By their nature, car companies are rather conservative. Cars are expensive, so customers tend to be cautious when making such a large purchase. This explains why you see so many variations of silver exteriors and black interiors—it’s safer for resale value that way. That’s why I’m so enamored with these concept interiors that Lexus has commissioned for its latest concept, the LZ-F Electrified.
The car company offered up the interior of the LZ-F Electrified as a canvas for footwear designer Salahe Bembury, artist Ondrej Zunka, and the leather crafters at Hender Scheme, each of whom came up with something radically different.
Bembury’s take contrasts the advanced technology of an EV with plenty of natural materials. The seats are made of cork, with a rough suede on the seatbacks. The center console is made from cedar, and the steering wheel appears to be cut from granite.
“I want this car to feel like a seamless juxtaposition of machine and nature,” said Bembury. “Equally utilizing the function of the machine and the benefits and nature to fuel and nurture the passengers to their destination.”
Zunka embraced the technology angle. “This interior design is purely speculative, so I allowed for free associations and pure imagination and creativity,” Zunka said. “I wanted to make the interior feel as if it wasn’t made by humans, but maybe designed by a sophisticated artificial intelligence.

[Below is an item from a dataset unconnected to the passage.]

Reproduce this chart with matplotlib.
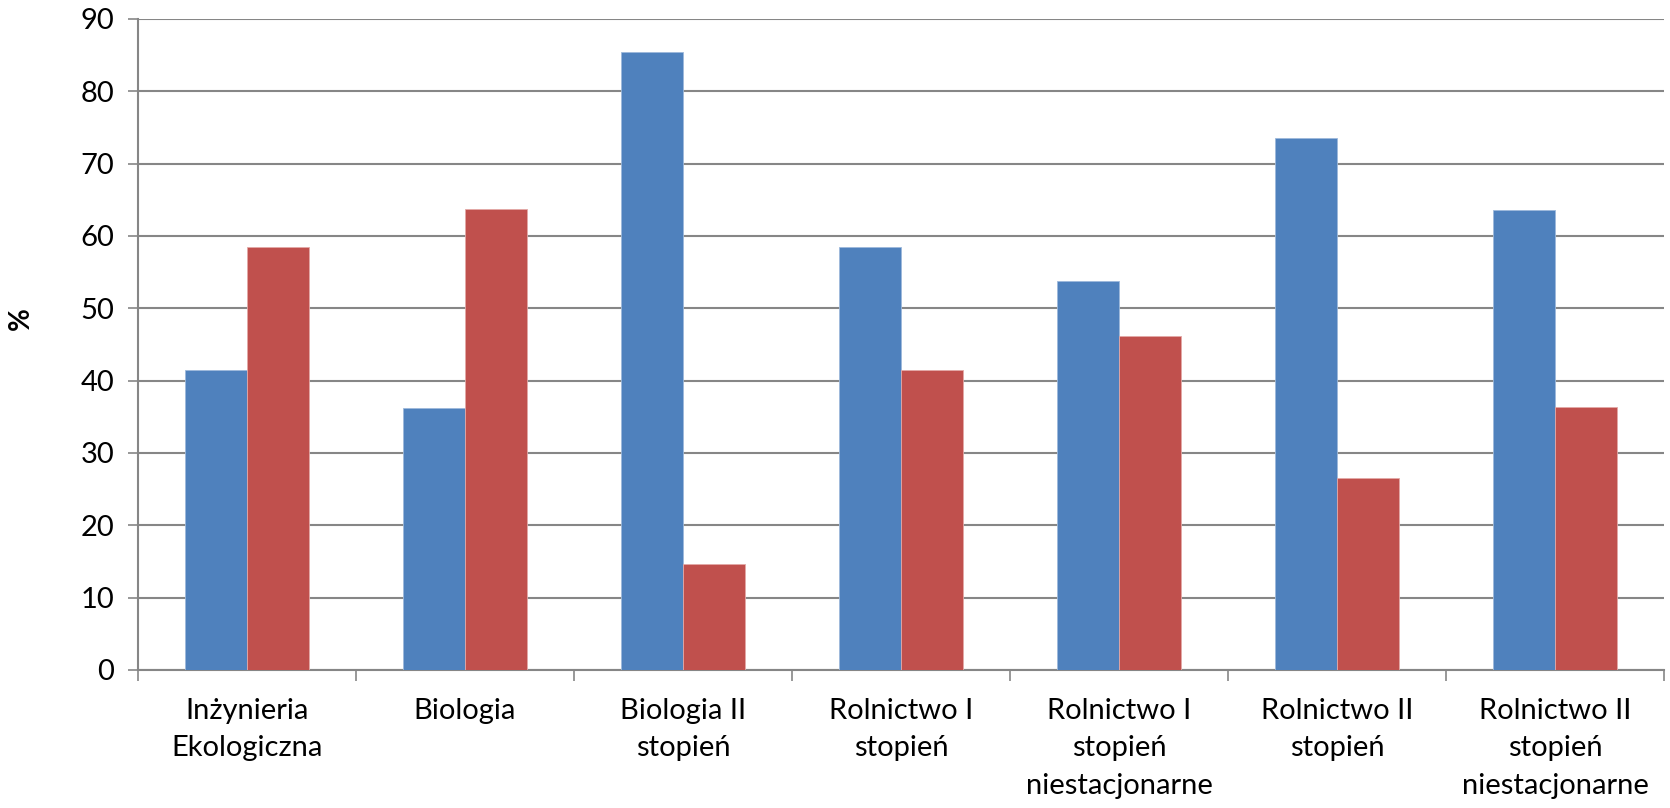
import numpy as np
import matplotlib.pyplot as plt
from matplotlib.ticker import FixedLocator, NullFormatter

# data
categories = ["Inżynieria\nEkologiczna", "Biologia", "Biologia II\nstopień", "Rolnictwo I\nstopień",
              "Rolnictwo I\nstopień\nniestacjonarne", "Rolnictwo II\nstopień", "Rolnictwo II\nstopień\nniestacjonarne"]
series_blue = [41.5, 36.2, 85.4, 58.5, 53.8, 73.5, 63.6]
series_red = [58.5, 63.8, 14.6, 41.5, 46.2, 26.5, 36.4]
y_ticks = [0, 10, 20, 30, 40, 50, 60, 70, 80, 90]

plt.rcParams['font.family'] = ['Lato', 'DejaVu Sans']

fig = plt.figure(figsize=(16.7, 8.08), dpi=100)
ax = fig.add_axes([0.0826, 0.1708, 0.9138, 0.8057])

x = np.arange(len(categories))
width = 1 / 3.5
ax.bar(x - width / 2, series_blue, width, color='#4F81BD', edgecolor='#9DB9DB', linewidth=0.6, zorder=3)
ax.bar(x + width / 2, series_red, width, color='#C0504D', edgecolor='#E3A9A7', linewidth=0.6, zorder=3)

ax.set_xlim(-0.5, len(categories) - 0.5)
ax.set_ylim(0, 90)
ax.set_yticks(y_ticks)
ax.yaxis.grid(True, color='#868686', linewidth=1.5, zorder=0)
ax.tick_params(axis='y', labelsize=21, length=7, width=1.2, color='#868686', pad=10)

# category boundaries as ticks, labels in the middle
ax.xaxis.set_major_locator(FixedLocator(np.arange(-0.5, len(categories), 1.0)))
ax.xaxis.set_major_formatter(NullFormatter())
ax.xaxis.set_minor_locator(FixedLocator(x))
ax.set_xticklabels(categories, minor=True)
ax.tick_params(axis='x', which='major', length=8, width=1.2, color='#868686')
ax.tick_params(axis='x', which='minor', length=0, labelsize=21, pad=20)
for lab in ax.get_xticklabels(minor=True):
    lab.set_linespacing(1.55)

for side in ['top', 'right']:
    ax.spines[side].set_visible(False)
for side in ['left', 'bottom']:
    ax.spines[side].set_color('#868686')
    ax.spines[side].set_linewidth(1.5)

ax.set_ylabel('%', fontsize=20, fontweight='bold', labelpad=28)
ax.yaxis.set_label_coords(-0.068, 0.54)

fig.savefig('out.png', dpi=100)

I wanted to go past any known language and design concepts and forget about what is usually used in automotive interior design.” The interior panels are all backlit, and the car has translucent silicone seat cushions.
Hender Scheme might be best known for its handmade reimagining of classic sneakers in entirely untreated leather. So it’s unsurprising that the company went with that approach for its LZ-F Electrified interior, which is entirely made from the same untreated leather. The idea is that over time, the interior would break in and develop patina.
To be clear, no one is suggesting actual production cars should ship with granite steering wheels or interiors made entirely from leather. Crash-safety regulations, production requirements, and durability over the life cycle of a vehicle mean that any production Lexus EV will have a much more conventional look on the inside, in the same way that BMW’s Vision iNext concept lost some of its more interesting features as it was translated into the production iX. None of the three Lexus LZ-F Electrified interiors even exist in physical space—all are virtual designs. But I’m glad Lexus is playing around with convention.